"Obywatelskie zatrzymanie" za robienie zdjęć na poczcie

Ciekawe wydarzenie: pracownice Poczty Polskiej zatrzymały policjanta "w cywilu", który po służbie chciał odebrać przesyłkę (na podstawie awizo). Ponieważ kolejka była duża, a działały tylko dwa okienka (przy trzecim stoisku pani sprzedawała ozdoby świąteczne) - wiele osób z irytacją opuszczało kolejkę. Chcąc powiadomić o sytuacji prasę policjant zaczął robić zdjęcia telefonem komórkowym, to zaś sprowokowało panie z poczty do "zatrzymania" policjanta (który do końca nie ujawnił wykonywanego przez siebie zawodu). Jak się wydaje - interwencja rzecznika prasowego Poczty Polskiej spowodowała, że policjant został "uwolniony". Ciekawe w tej sprawie, poza "obywatelskim zatrzymaniem", jest praktyczne ustalanie prawa do fotografowania w takich miejscach jak urząd pocztowy.

Sprawę opisuje Gazeta Wyborcza z Wrocławia, w tekście Policjant został "zaaresztowany" na poczcie. Zwracam m.in. uwagę na wypowiedź policjanta, który relacjonuje swoją rozmowę z panią naczelnik oddziału Poczty: "Wyjaśniłem jej, że taka obsługa klienta to skandal i że zrobiłem zdjęcia, by pokazać je dziennikarzom. Powiedziałem, że znam prawo, dlatego ludzie są na nich tyłem, nikogo nie można rozpoznać". Dziennikarka opisująca całe zdarzenie w gazecie Wyborczej zwróciła uwagę na fakt zatrzymania policjanta przez pracownice Poczty (odprowadzono go spod okienka do gabinetu p. naczelnik, która najpierw przekręciła klucz w drzwiach, by ten nie mógł wyjść, a następnie - najwyraźniej zmieszana pytaniem policjanta, czy jest zatrzymany - przekręciła klucz otwierając drzwi). W tekście cytowane są przepisy Kodeksu karnego dotyczące pozbawienia wolności (189 KK); Rzecznik dolnośląskiej policji był uprzejmy dać do zrozumienia, że w tym konkretnym przypadku raczej nie doszło do "obywatelskiego zatrzymania". Byłoby dobrze, gdyby dziennikarze "pociągnęli temat" i zapytali rzecznika Poczty Polskiej o podstawę "zakazu fotografowania". Dziennikarkę jedynie zdziwiło, że skoro jest "zakaz" ("ze względu na bezpieczeństwo"), to dlaczego "klientów nie informują o tym odpowiednie tabliczki"...
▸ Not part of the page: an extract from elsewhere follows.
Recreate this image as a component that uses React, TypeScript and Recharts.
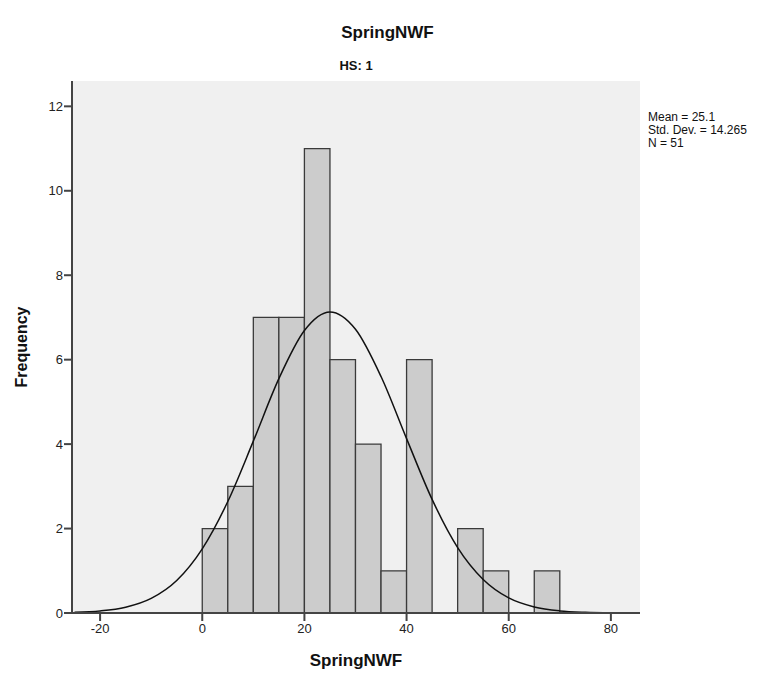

Przypuszczam, że również Poczta Polska realizuje jakąś politykę bezpieczeństwa informacji i wprowadzając zakaz fotografowania chroni w ten sposób tajemnicę przedsiębiorstwa. Odpowiedź rzecznika prasowego Poczty Polskiej mogłaby nam nieco wyjaśnić stanowisko Państwowego Przedsiębiorstwa Użyteczności Publicznej Poczta Polska.

Przeczytaj również:

Opcje przeglądania komentarzy

Wybierz sposób przeglądania komentarzy oraz kliknij "Zachowaj ustawienia", by aktywować zmiany.

poczta i informacje na wejściu

Na poczcie bywam rzadko, ale przy wejściu do urzędu pocztowego w Suchej Beskidzkiej, poza standardowymi naklejkami, jak zakaz fotografowania, zakaz wprowadzania zwierząt, jest również jedna: zakaz SZKICOWANIA. Chodzi oczywiście o szkic usytuowania budynku i okienek. Abstrahując od dziwaczności takich zakazów, w kolejce czeka się średnio 10-20 minut, co daje dość czasu, by obejść całe pomieszczenie i zmierzyć interesujące kogoś odległości.

a też byłem dzisiaj na

a też byłem dzisiaj na poczcie i nadal dziwi mnie, że można na niej kupic kalendarze, batoniki, książki, bombki, pieluchy, poduszki i pościel (!) i wysłać telegram (!). jeden wielki pewex, a kolejka jak za mięsem. dwa okienka (a właściwie półtora), dwie pracownice i jeden kierownik zmiany. więcej w tej poczcie chyba kierowników niż pracowników. dla porównania w hipermarkecie kierownik zmiany ma 40 pracowników (kasjerzy, wrotkarki, przechowalnia bagaży itd).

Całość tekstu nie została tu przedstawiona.